What Palmerstonian, living or dead, do you most admire?
I am a huge admirer of Sir Geoffrey Peren, forever linked to Massey University and the Perendale sheep breed. I discovered he had soldiered, studied and farmed in three countries, in order, Canada, England and New Zealand. He enlisted in the Canadian artillery during the First World War, but served on the Western Front as an officer in the Royal Artillery where he was awarded the Croix de Guerre.
In New Zealand he served in the Territorials prior to commanding the Manawatū Mounted Rifles a.k.a. Peren’s Light Horse. When war broke out, he joined the Home Guard, commanding the 2nd Infantry Brigade in Palmerston North. He was instrumental in permitting the Army to run a staff college within Massey’s campus. Some 500 officers (including Peren himself) passed through short courses conducted there against the possibility of an invasion by Japan.
When he finally retired from Massey, he was appointed the Central Districts head of Civil Defence where he initiated a lot of practical training and developed procedures that other regions emulated.

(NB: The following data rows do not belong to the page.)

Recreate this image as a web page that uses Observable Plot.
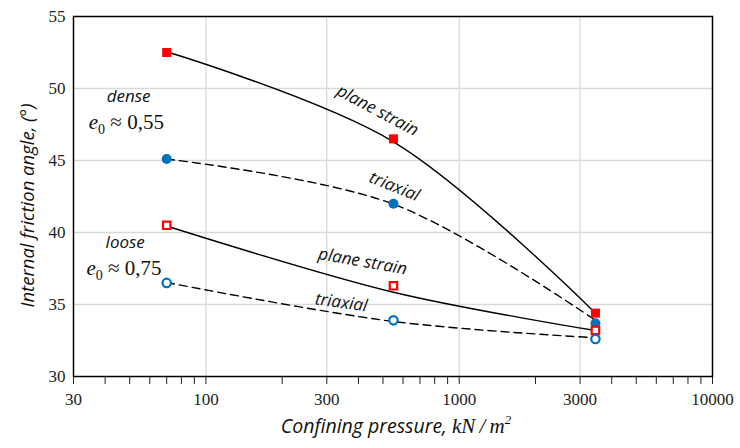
<!DOCTYPE html>
<html><head><meta charset="utf-8">
<script src="https://cdn.jsdelivr.net/npm/d3@7"></script>
<script src="https://cdn.jsdelivr.net/npm/@observablehq/plot@0.6"></script>
<style>body{margin:0;background:#fff}</style>
</head><body><div id="chart"></div>
<script>
// measured points
const pressure = [70, 550, 3450];
const densePS = [52.5, 46.5, 34.4];
const denseTX = [45.1, 42.0, 33.7];
const loosePS = [40.5, 36.3, 33.2];
const looseTX = [36.5, 33.9, 32.6];

// trend curves
const fitPressure = [70, 550, 3450];
const fitDensePS = [52.55, 46.3, 34.4];
const fitDenseTX = [45.1, 41.97, 33.9];
const fitLoosePS = [40.45, 35.85, 33.19];
const fitLooseTX = [36.53, 33.82, 32.69];

// axes
const xTickLabels = [30, 100, 300, 1000, 3000, 10000];
const xTicks = [30,40,50,60,70,80,90,100,200,300,400,500,600,700,800,900,1000,2000,3000,4000,5000,6000,7000,8000,9000,10000];
const xGrid = [100, 300, 1000, 3000];
const yTicks = [30, 35, 40, 45, 50, 55];
const yGrid = [35, 40, 45, 50];
const yTitle = "Internal friction angle, (°)";
const xTitle = "Confining pressure, kN/m²";

// annotations
const annText = ["dense", "loose", "plane strain", "triaxial", "plane strain", "triaxial"];
const annX = [49.5, 48, 476, 555, 416, 342];
const annY = [49.44, 39.31, 48.47, 43.19, 37.99, 35.14];
const annRotate = [0, 0, 28, 22, 10, 8];
const voidText = ["0,55", "0,75"];
const voidX = [48.5, 47.5];
const voidY = [47.64, 37.5];

const rows = (xs, ys) => xs.map((x, i) => ({x, y: ys[i]}));
const ann = annText.map((t, i) => ({t, x: annX[i], y: annY[i], r: annRotate[i]}));
const voids = voidText.map((t, i) => ({t, x: voidX[i], y: voidY[i]}));

const lineOpts = {x: "x", y: "y", curve: "catmull-rom", stroke: "black", strokeWidth: 1.4};
const dashOpts = {...lineOpts, strokeDasharray: "8,5"};
const RED = "#ff0000", BLUE = "#0070c0";
const SANS = "'Open Sans', sans-serif", SERIF = "'Liberation Serif', serif";

const chart = Plot.plot({
  width: 740, height: 448,
  marginLeft: 73, marginRight: 28, marginTop: 16, marginBottom: 72,
  style: {background: "#fff", fontFamily: SERIF, fontSize: "16px", color: "#222"},
  x: {type: "log", domain: [30, 10000]},
  y: {domain: [30, 55]},
  marks: [
    Plot.gridX(xGrid, {stroke: "#d9d9d9", strokeOpacity: 1, strokeWidth: 1.3}),
    Plot.gridY(yGrid, {stroke: "#d9d9d9", strokeOpacity: 1, strokeWidth: 1.3}),
    Plot.axisX(xTicks, {tickSize: 8, tickPadding: 8, label: null, fontSize: 17,
      tickFormat: d => xTickLabels.includes(d) ? String(d) : ""}),
    Plot.axisY(yTicks, {tickSize: 0, tickPadding: 8, label: null, fontSize: 17}),
    Plot.frame({stroke: "black", strokeWidth: 1.5}),
    Plot.line(rows(fitPressure, fitDensePS), lineOpts),
    Plot.line(rows(fitPressure, fitDenseTX), dashOpts),
    Plot.line(rows(fitPressure, fitLoosePS), lineOpts),
    Plot.line(rows(fitPressure, fitLooseTX), dashOpts),
    Plot.dot(rows(pressure, densePS), {x: "x", y: "y", symbol: "square", r: 5.1, fill: RED}),
    Plot.dot(rows(pressure, denseTX), {x: "x", y: "y", symbol: "circle", r: 5, fill: BLUE}),
    Plot.dot(rows(pressure, loosePS), {x: "x", y: "y", symbol: "square", r: 4.2, fill: "white", stroke: RED, strokeWidth: 2.2}),
    Plot.dot(rows(pressure, looseTX), {x: "x", y: "y", symbol: "circle", r: 4.2, fill: "white", stroke: BLUE, strokeWidth: 2.2}),
    Plot.text(ann, {x: "x", y: "y", text: "t", rotate: "r", fontFamily: SANS, fontStyle: "italic", fontSize: 17, fill: "#111"}),
    Plot.text(voids, {x: "x", y: "y", text: "t", className: "voidratio", fontFamily: SERIF, fontSize: 21, fill: "#111"}),
    Plot.text([yTitle], {frameAnchor: "left", dx: -45, dy: 9, rotate: -90, textAnchor: "middle", fontFamily: SANS, fontStyle: "italic", fontSize: 18.5, fill: "#111"}),
    Plot.text([xTitle], {frameAnchor: "bottom", dy: 56, dx: 3, textAnchor: "middle", className: "xtitle", fontFamily: SANS, fontStyle: "italic", fontSize: 19.5, fill: "#111"})
  ]
});
document.getElementById("chart").appendChild(chart);

// rich text: italic e with subscript 0
d3.select(chart).selectAll("g.voidratio text").each(function() {
  const v = this.textContent;
  const t = d3.select(this).text("");
  t.append("tspan").attr("font-style", "italic").text("e");
  t.append("tspan").attr("font-size", 14).attr("dy", 5).text("0");
  t.append("tspan").attr("dy", -5).text(" ≈ " + v);
});
d3.select(chart).selectAll("g.xtitle text").each(function() {
  const t = d3.select(this).text("");
  t.append("tspan").text("Confining pressure, ");
  t.append("tspan").attr("font-family", SERIF).attr("font-size", 21).text("kN\u2009/\u2009m");
  t.append("tspan").attr("font-family", SERIF).attr("font-size", 13).attr("dy", -9).text("2");
});
</script>
</body></html>
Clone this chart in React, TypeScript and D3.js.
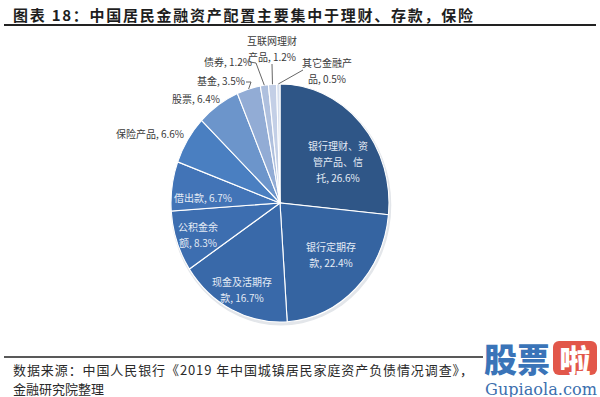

Any projects in the pipeline?
I consider myself semi-retired. I continue with periodic military history speaking slots at the Palmerston North City Library and elsewhere, although I will be reducing the number I give in 2026. I am working on a paper to deliver at a military history conference in Wellington next year. I remain on standby to assist with NZDF New Zealand Wars battlefield tours.